After the rains last week, I looked down from my seat on the South First bus to see Lady Bird Lake swollen and turbid, thick with silt and soil from creek bank and street. Here and there, logs and branches floated. Three floodgates had been opened at the Longhorn Dam.

Years ago, opening the flood gates at the Longhorn Dam had been my job. When the task migrated from Maintenance to Operations at Holly Street, my supervisor had joked, “now they can call us the dam operators!” But operating the dam was definitely no joking matter. The call to go to the dam often came during a driving rain; we climbed in and out of the bascule towers, walked between gates and stood in the downpour as we worked to keep the Colorado River from overtopping its banks.

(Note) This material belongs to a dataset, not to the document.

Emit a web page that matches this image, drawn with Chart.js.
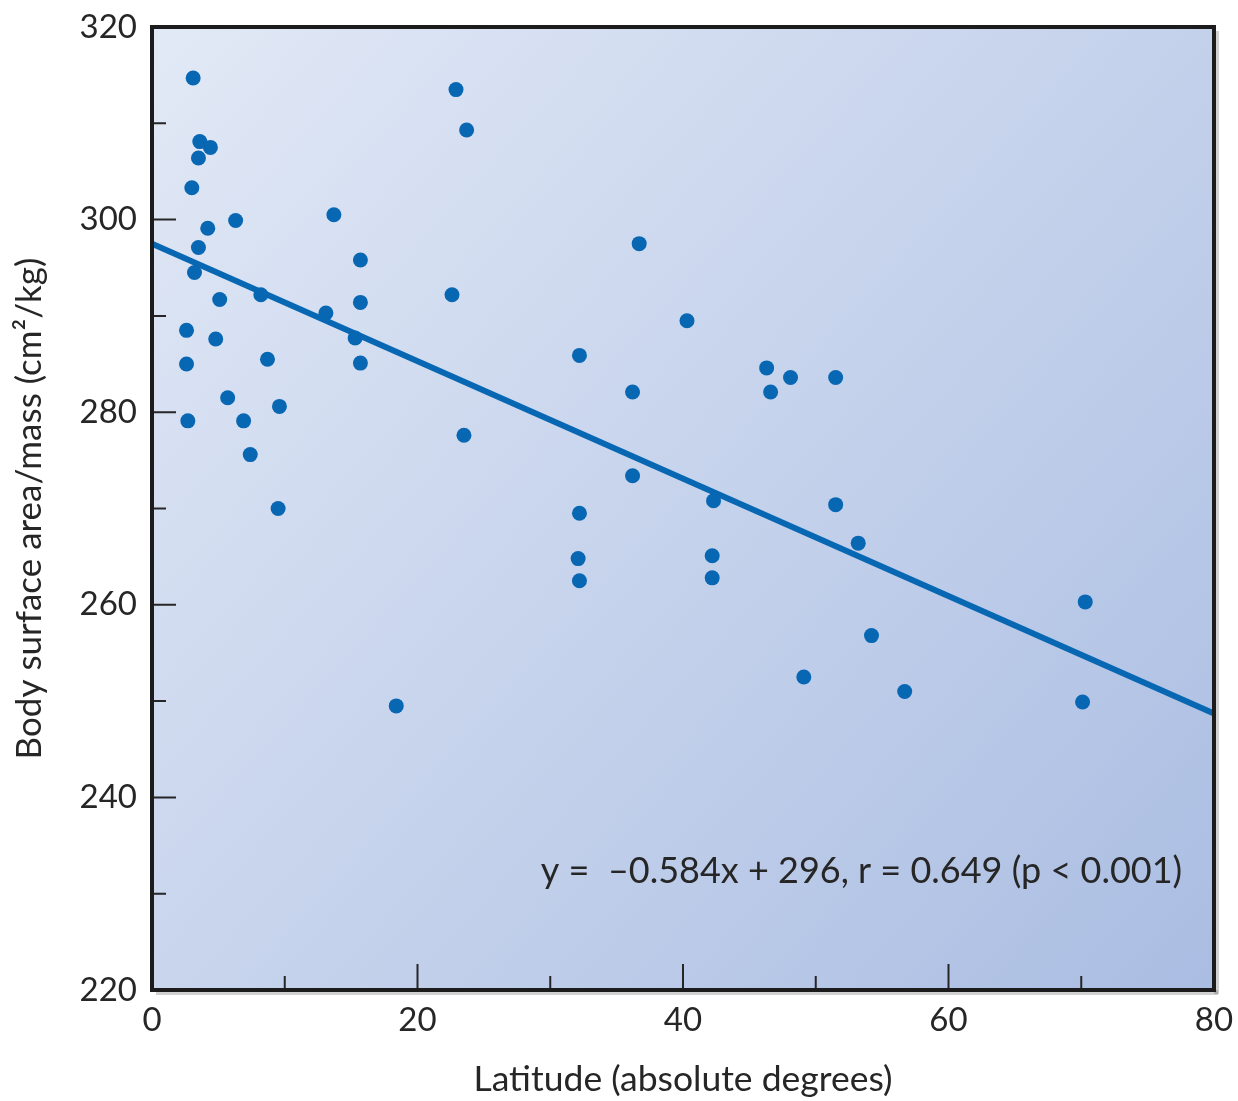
<!DOCTYPE html>
<html>
<head>
<meta charset="utf-8">
<script src="https://cdn.jsdelivr.net/npm/chart.js@4.4.1/dist/chart.umd.min.js"></script>
<style>
  html, body { margin: 0; padding: 0; background: #ffffff; }
  #wrap { width: 1238px; height: 1101px; }
</style>
</head>
<body>
<div id="wrap"><canvas id="c" width="1238" height="1101"></canvas></div>
<script>
// ---- data ----
const latitude = [3.1, 3.6, 4.4, 3.5, 3.0, 4.2, 6.3, 3.5, 3.2, 5.1, 8.2, 2.6, 4.8, 2.6, 8.7, 5.7, 6.9, 2.7, 9.6, 7.4, 9.5,
  13.7, 13.1, 15.7, 15.7, 15.3, 15.7, 18.4, 22.9, 23.7, 22.6, 23.5,
  32.2, 32.2, 32.1, 32.2, 36.7, 36.2, 36.2, 40.3, 42.3, 42.2, 42.2,
  46.3, 46.6, 48.1, 51.5, 51.5, 53.2, 54.2, 49.1, 56.7, 70.3, 70.1];
const surfaceMass = [314.7, 308.1, 307.5, 306.4, 303.3, 299.1, 299.9, 297.1, 294.5, 291.7, 292.2, 288.5, 287.6, 285.0, 285.5, 281.5, 279.1, 279.1, 280.6, 275.6, 270.0,
  300.5, 290.3, 295.8, 291.4, 287.7, 285.1, 249.5, 313.5, 309.3, 292.2, 277.6,
  285.9, 269.5, 264.8, 262.5, 297.5, 282.1, 273.4, 289.5, 270.8, 265.1, 262.8,
  284.6, 282.1, 283.6, 283.6, 270.4, 266.4, 256.8, 252.5, 251.0, 260.3, 249.9];
const trendX = [0, 80];
const trendY = [297.5, 248.7];
const xTickValues = [0, 20, 40, 60, 80];
const yTickValues = [220, 240, 260, 280, 300, 320];
const xMinorTicks = [10, 30, 50, 70];
const yMinorTicks = [230, 250, 270, 290, 310];
const xTitle = 'Latitude (absolute degrees)';
const yTitle = 'Body surface area/mass (cm\u00B2/kg)';
const annotation = 'y =  \u20130.584x + 296, r = 0.649 (p < 0.001)';

const BLUE = '#0867b2';
const INK = '#262626';
const FONT = 'Lato, "Open Sans", sans-serif';

const points = latitude.map((x, i) => ({ x: x, y: surfaceMass[i] }));
const trend = trendX.map((x, i) => ({ x: x, y: trendY[i] }));

const framePlugin = {
  id: 'frame',
  beforeDatasetsDraw(chart) {
    const { ctx, chartArea: a } = chart;
    ctx.save();
    ctx.fillStyle = 'rgba(0,0,0,0.18)';
    ctx.fillRect(a.left + 4, a.bottom, a.right - a.left, 5);
    ctx.fillRect(a.right, a.top + 4, 5, a.bottom - a.top);
    const g = ctx.createLinearGradient(a.left, a.top, a.right, a.bottom);
    g.addColorStop(0, '#e2e9f6');
    g.addColorStop(1, '#aabde2');
    ctx.fillStyle = g;
    ctx.fillRect(a.left, a.top, a.right - a.left, a.bottom - a.top);
    ctx.restore();
  },
  afterDatasetsDraw(chart) {
    const { ctx, chartArea: a, scales } = chart;
    const xs = scales.x, ys = scales.y;
    ctx.save();
    ctx.strokeStyle = INK;
    ctx.lineWidth = 2;
    ctx.beginPath();
    xTickValues.forEach(v => { const p = xs.getPixelForValue(v); ctx.moveTo(p, a.bottom); ctx.lineTo(p, a.bottom - 26); });
    xMinorTicks.forEach(v => { const p = xs.getPixelForValue(v); ctx.moveTo(p, a.bottom); ctx.lineTo(p, a.bottom - 14); });
    yTickValues.forEach(v => { const p = ys.getPixelForValue(v); ctx.moveTo(a.left, p); ctx.lineTo(a.left + 24, p); });
    yMinorTicks.forEach(v => { const p = ys.getPixelForValue(v); ctx.moveTo(a.left, p); ctx.lineTo(a.left + 14, p); });
    ctx.stroke();
    ctx.lineWidth = 4;
    ctx.strokeStyle = '#1c1c1c';
    ctx.strokeRect(a.left, a.top, a.right - a.left, a.bottom - a.top);
    ctx.fillStyle = INK;
    ctx.font = '36px ' + FONT;
    ctx.textAlign = 'right';
    ctx.textBaseline = 'middle';
    ctx.fillText(annotation, xs.getPixelForValue(77.6), ys.getPixelForValue(232.3));
    ctx.restore();
  }
};

new Chart(document.getElementById('c'), {
  type: 'scatter',
  data: {
    datasets: [
      { type: 'line', data: trend, borderColor: BLUE, borderWidth: 6, pointRadius: 0, fill: false, order: 2 },
      { data: points, backgroundColor: BLUE, borderWidth: 0, pointRadius: 7.5, pointHoverRadius: 7.5, order: 1 }
    ]
  },
  options: {
    responsive: false,
    animation: false,
    events: [],
    layout: { padding: { top: 27, right: 24, left: 0, bottom: 0 } },
    plugins: { legend: { display: false }, tooltip: { enabled: false } },
    scales: {
      x: {
        type: 'linear', min: 0, max: 80,
        afterBuildTicks(s) { s.ticks = xTickValues.map(v => ({ value: v })); },
        afterFit(s) { s.height = 111; s.paddingLeft = 0; s.paddingRight = 0; },
        grid: { display: false, drawTicks: false },
        border: { display: false },
        ticks: { color: INK, font: { family: FONT, size: 33 }, padding: 11, maxRotation: 0 },
        title: { display: true, text: xTitle, color: INK, font: { family: FONT, size: 35.5 }, padding: { top: 0, bottom: 0 } }
      },
      y: {
        type: 'linear', min: 220, max: 320,
        afterBuildTicks(s) { s.ticks = yTickValues.map(v => ({ value: v })); },
        afterFit(s) { s.width = 152; s.paddingTop = 0; s.paddingBottom = 0; },
        grid: { display: false, drawTicks: false },
        border: { display: false },
        ticks: { color: INK, font: { family: FONT, size: 33 }, padding: 15 },
        title: { display: true, text: yTitle, color: INK, font: { family: FONT, size: 35 }, padding: { top: 9, bottom: 0 } }
      }
    }
  },
  plugins: [framePlugin]
});
</script>
</body>
</html>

Longhorn Dam has two automatic gates called ‘bascules’ and several manual lift gates. When heavy rains come, Austin Energy works with LCRA to maintain the correct level for Lady Bird Lake, sometimes opening the lift gates to handle flow that is too great for the bascules. The poem “The Dam” in Burning Number Five: Power Plant Poems describes such a process:

The Dam

Rain now for two days straight.
The floodgates upstream have opened.
Harness and clip in,
dangle the oxygen sensor,
inside the bascule pier.
Jam a wooden block
inside the hydraulics panel
to stop the piston.

Stride slicker-suited
through the downpour
to the north pier
with its siren,
to the gate
with its electric control.

Fumble with the padlock
in the wet and cold.
Open the door,
pull the horn switch over,
three long blasts:
     the floodgates upstream have opened,
     the water is coming down,
     the water is coming.

Hold the stiff red button
firm against the contact.
The winch motor whines
and cable creaks, the gate moans
in complaint as it inches past
faded marks on the pylon,
jerks a bit as the water
rushes under it.

So many public servants in the utility and beyond do dangerous work in the service of the citizenry. Travis County Senior Deputy Jessica Hollis lost her life in the early hours of September 18, 2014 while checking a low water crossing during a heavy rain event. It is to her memory, and to the bravery and persistence of all those who undertake these dangerous tasks that I dedicate this post.